Sinan Aslan, eşinin kendisiyle çıkar amaçlı evlendiğini Türkiye'ye geldikten sonra fark ettiğini belirterek, "Eski eşim Türkiye'yi televizyondan magazin dünyasından seyrettiğinden ibaret sandığı için benimle evlenmiş. Televizyonda gördüklerini Türkiye'de yaşamak için benimle evlenip Türkiye'ye gelmiş. Türkiye'ye geldiğimiz ilk günden itibaren bana İstanbul'a gitmek istediğini söyleyip durdu. Bana sürekli İstanbul'a gidelim diye baskı yaptı. Daha yüksek bir iş bul diye baskı yaptı. Ama olmadı. Bu da
olmayınca daha lüks ve İstanbul'da yaşamak için beni terk etti. Bir süre hiç görüşmedik. Çocuklarımı ve onu bulamadım. 12 yıllık evliliğimizde belki 5 yıl görüşmedik. Sonunda kendisi benden boşanıp çok istediği İstanbul hayatına gitti" dedi.

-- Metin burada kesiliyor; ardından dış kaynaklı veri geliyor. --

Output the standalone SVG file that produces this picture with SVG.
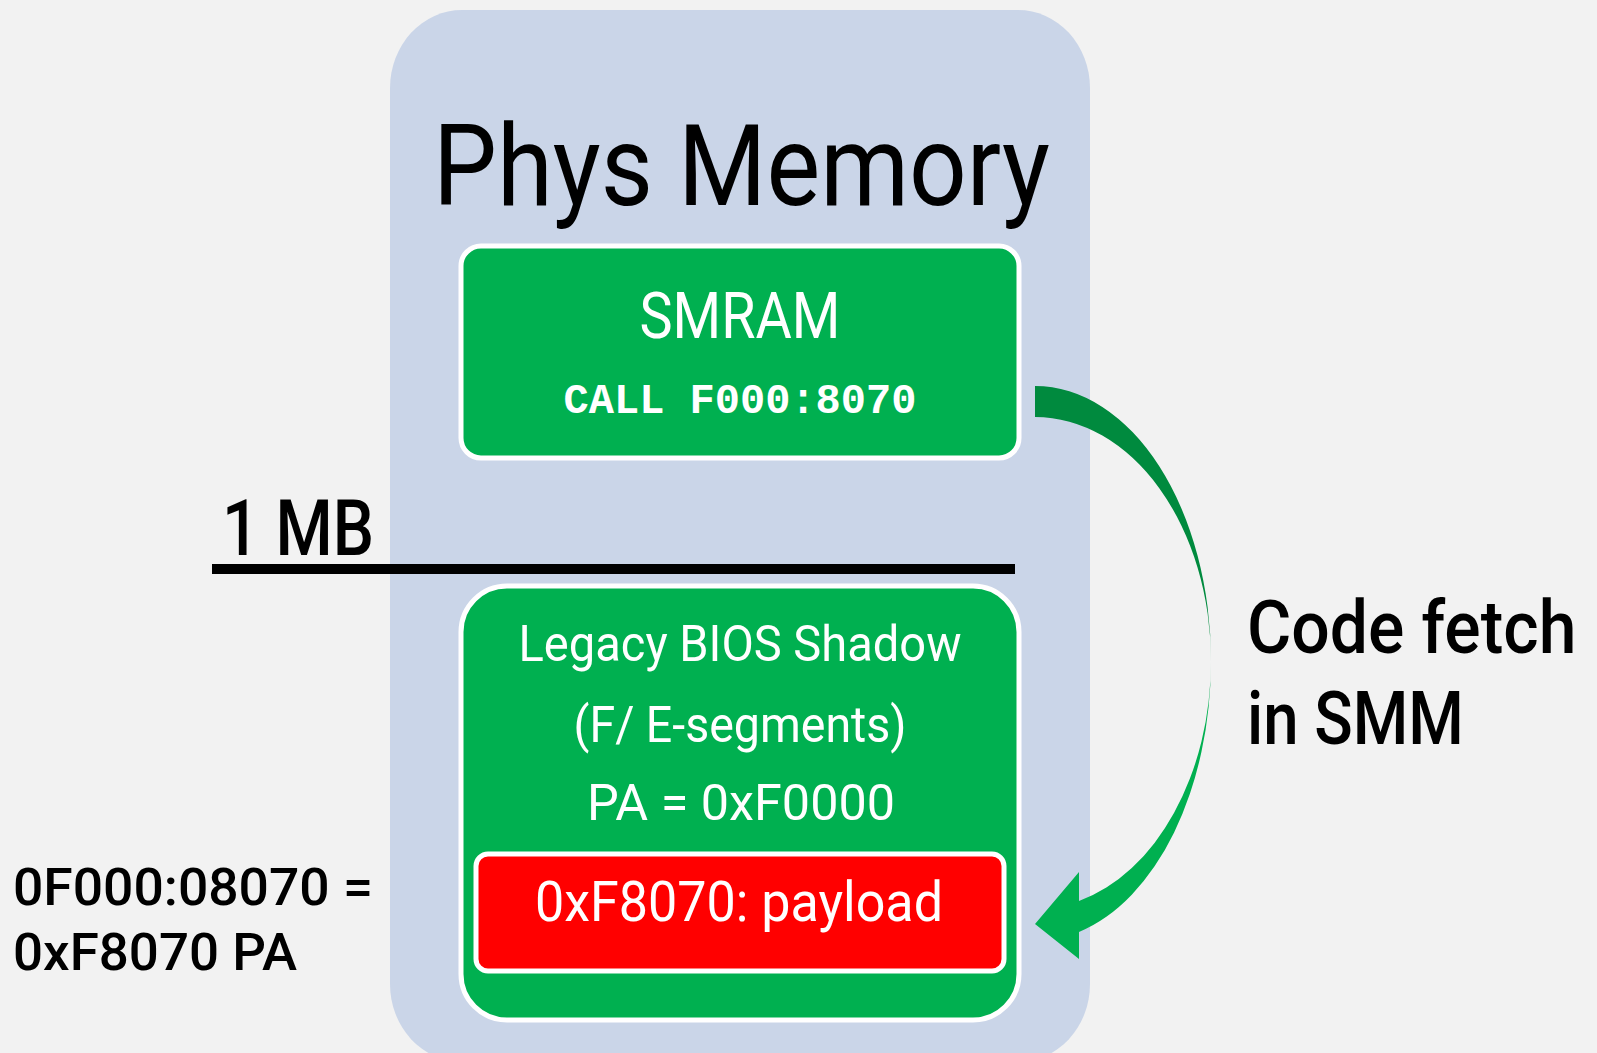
<svg xmlns="http://www.w3.org/2000/svg" width="1597" height="1053" viewBox="0 0 1597 1053">
  <defs>
    <style>
      .t { font-family: Roboto, "Open Sans", "Liberation Sans", sans-serif; }
      .w { fill: #FFFFFF; }
      .k { fill: #000000; }
      .box { fill: #00B050; stroke: #FFFFFF; stroke-width: 5; }
      .red { fill: #FF0000; stroke: #FFFFFF; stroke-width: 5; }
      .mono { font-family: "Liberation Mono", "Courier New", monospace; font-weight: bold; }
    </style>
    <linearGradient id="arrowGrad" gradientUnits="userSpaceOnUse" x1="0" y1="386" x2="0" y2="959">
      <stop offset="0" stop-color="#008A3E"/>
      <stop offset="0.46" stop-color="#008A3E"/>
      <stop offset="0.56" stop-color="#00B050"/>
      <stop offset="1" stop-color="#00B050"/>
    </linearGradient>
  </defs>
  <rect x="0" y="0" width="1597" height="1053" fill="#F2F2F2"/>

  <g id="phys-memory">
    <rect x="390" y="10" width="700" height="1052" rx="72" ry="78" fill="#CAD5E8"/>
    <text class="t k" x="433" y="205" font-size="114" textLength="617" lengthAdjust="spacingAndGlyphs">Phys Memory</text>
  </g>

  <g id="smram">
    <rect class="box" x="461" y="246" width="558" height="212" rx="20"/>
    <text class="t w" x="740" y="338" font-size="64" text-anchor="middle" textLength="201" lengthAdjust="spacingAndGlyphs">SMRAM</text>
    <text class="mono w" x="740" y="413" font-size="42" text-anchor="middle">CALL F000:8070</text>
  </g>

  <g id="boundary-1mb">
    <line x1="212" y1="569" x2="1015" y2="569" stroke="#000000" stroke-width="10"/>
    <text class="t k" x="222" y="555" font-size="78" font-weight="500" textLength="152" lengthAdjust="spacingAndGlyphs">1 MB</text>
  </g>

  <g id="legacy-bios">
    <rect class="box" x="461" y="586" width="558" height="434" rx="46"/>
    <text class="t w" x="740" y="661" font-size="50" text-anchor="middle" textLength="443" lengthAdjust="spacingAndGlyphs">Legacy BIOS Shadow</text>
    <text class="t w" x="740" y="742" font-size="50" text-anchor="middle" textLength="333" lengthAdjust="spacingAndGlyphs">(F/ E-segments)</text>
    <text class="t w" x="741" y="820" font-size="50" text-anchor="middle" textLength="308" lengthAdjust="spacingAndGlyphs">PA = 0xF0000</text>
  </g>

  <g id="payload">
    <rect class="red" x="476" y="854" width="528" height="117" rx="12"/>
    <text class="t w" x="739" y="921" font-size="55" text-anchor="middle" textLength="408" lengthAdjust="spacingAndGlyphs">0xF8070: payload</text>
  </g>

  <g id="address-note">
    <text class="t k" x="13" y="905" font-size="52" font-weight="500" textLength="360" lengthAdjust="spacingAndGlyphs">0F000:08070 =</text>
    <text class="t k" x="13" y="970" font-size="52" font-weight="500" textLength="284" lengthAdjust="spacingAndGlyphs">0xF8070 PA</text>
  </g>

  <g id="code-fetch-label">
    <text class="t k" transform="translate(1247,653) scale(0.9,1)" x="0" y="0" font-size="75" font-weight="500" textLength="366" lengthAdjust="spacingAndGlyphs">Code fetch</text>
    <text class="t k" transform="translate(1247,744) scale(0.9,1)" x="0" y="0" font-size="75" font-weight="500" textLength="241" lengthAdjust="spacingAndGlyphs">in SMM</text>
  </g>

  <g id="connectors">
    <path d="M1035,386 A176,275 0 0 1 1211,661 A176,280 0 0 1 1079,932 L1079,959 L1035,924 L1079,872 L1079,901 A176,248 0 0 0 1211,661 A176,244 0 0 0 1035,417 Z" fill="url(#arrowGrad)"/>
  </g>
</svg>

Eski eşinin gerçek adının Şemsiye Sadıkova olmasına rağmen Şems Aslan adını kullandığını söyleyen Aslan, "Biz boşanalı 3 yıl oldu ama hala benim soyadımı kullanıyor. Ben avukatım aracılığıyla ihtarda bulundum. Kullanmaya devam ederse kendisini mahkemeye verip tazminat davası açacağım. Şu anda kendisiyle velayet davamız devam ediyor. Bu nedenle çocuklar üzerinde baskı kurmaya çalışıyor" diye konuştu.

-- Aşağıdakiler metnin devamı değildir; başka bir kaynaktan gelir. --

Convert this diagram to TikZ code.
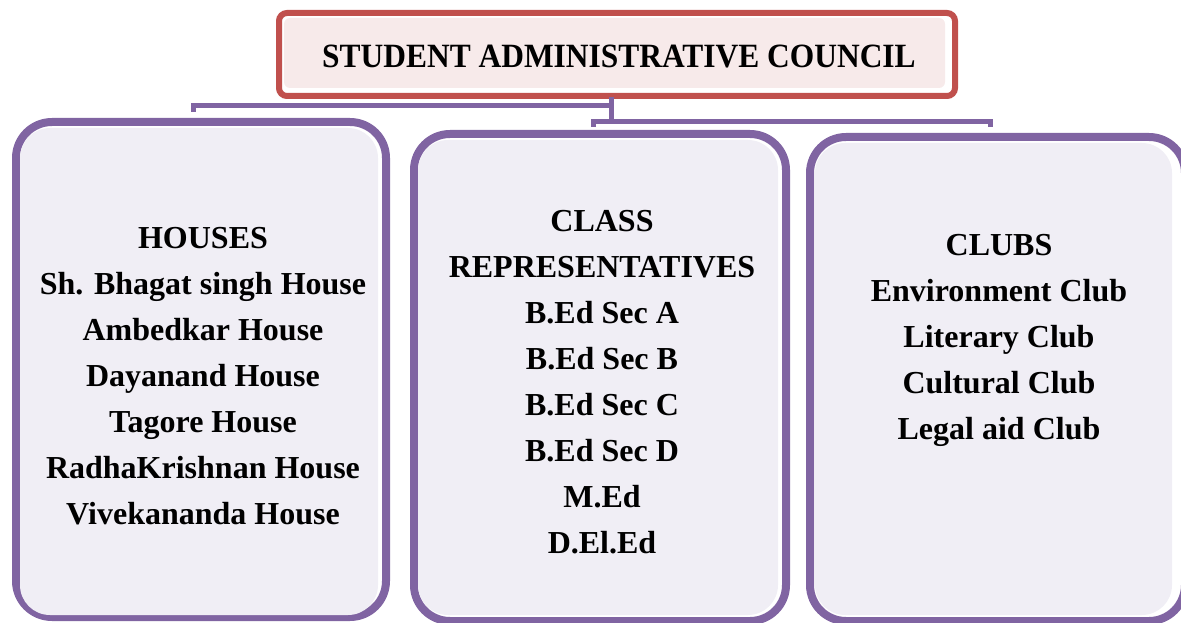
\documentclass[tikz,border=0pt]{standalone}
\usepackage{fontspec}
\setmainfont{Liberation Serif}
\definecolor{councilred}{HTML}{C0504D}
\definecolor{councilfill}{HTML}{F7EAEA}
\definecolor{grouppurple}{HTML}{8064A2}
\definecolor{groupfill}{HTML}{F0EEF5}
\begin{document}
\begin{tikzpicture}[x=1pt,y=-1pt,
        councilline/.style={draw=councilred,line width=6pt,rounded corners=8pt,inner sep=0pt},
        councilback/.style={fill=councilfill,rounded corners=6pt,inner sep=0pt},
        groupline/.style={draw=grouppurple,line width=8pt,rounded corners=36pt,inner sep=0pt},
        groupback/.style={fill=groupfill,rounded corners=30pt,inner sep=0pt},
        link/.style={draw=grouppurple,line width=5pt},
        label/.style={align=center,font=\bfseries\fontsize{32}{46}\selectfont}]

    \useasboundingbox (0,0) rectangle (1181,623);

    % top box
    \node[councilline,minimum width=676pt,minimum height=83pt] (council) at (617,54.5) {};
    \node[councilback,minimum width=661pt,minimum height=70pt] (councilbg) at (614.5,53) {};
    \node[label,font=\bfseries\fontsize{34}{38}\selectfont] (title) at (619,57) {\scalebox{0.925}[1]{STUDENT ADMINISTRATIVE COUNCIL}};

    % three groups
    \node[groupline,minimum width=370pt,minimum height=495pt] (houses) at (201,369.5) {};
    \node[groupback,minimum width=358pt,minimum height=487pt] (housesbg) at (199,371.5) {};
    \node[groupline,minimum width=372pt,minimum height=487pt] (classes) at (600,377.5) {};
    \node[groupback,minimum width=360pt,minimum height=475pt] (classesbg) at (598,377.5) {};
    \node[groupline,minimum width=375pt,minimum height=484pt] (clubs) at (997.5,379) {};
    \node[groupback,minimum width=357pt,minimum height=472pt] (clubsbg) at (993.5,379) {};

    \node[label] (houseslist) at (203,376) {HOUSES\\Sh. Bhagat singh House\\Ambedkar House\\Dayanand House\\Tagore House\\RadhaKrishnan House\\Vivekananda House};
    \node[label] (classeslist) at (602,382) {CLASS\\REPRESENTATIVES\\B.Ed Sec A\\B.Ed Sec B\\B.Ed Sec C\\B.Ed Sec D\\M.Ed\\D.El.Ed};
    \node[label] (clubslist) at (999,340) {CLUBS\\Environment Club\\Literary Club\\Cultural Club\\Legal aid Club};

    % connectors
    \coordinate (hub) at (611,97);
    \coordinate (leftjoin) at (611,106);
    \coordinate (rightjoin) at (611,122);
    \coordinate (housesend) at (193,112);
    \coordinate (classesend) at (593,127);
    \coordinate (clubsend) at (990,127);
    \draw[link] (hub) -- (rightjoin);
    \draw[link] (leftjoin) -| (housesend);
    \draw[link] (classesend) |- (rightjoin) -| (clubsend);
\end{tikzpicture}
\end{document}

14 yaşındaki Hüseyin Aslan ise, annesinin en başından beri kendisini sevmediğini söyleyerek, "Ben sürekli babamı istediğim için annem beni sevmiyordu. Kız kardeşime farklı, bana farklı davranıyordu. Beni sabahleyin sokağa atıyor, akşama kadar eve almıyordu. Bazen akşamları da almıyordu. Ben akşama kadar aç kalıyordum. Karnımı doyurmak için meyvesi olan ağaçları bulmaya çalışıyordum. Bazen de babam nedeniyle tartışıyorduk, beni dövüyordu. Birinde bıçağı ısıtarak koluma bastı. Ben annemi istemiyorum,
babamla mutluyum. Hiç bu kadar mutlu olmamıştım" dedi.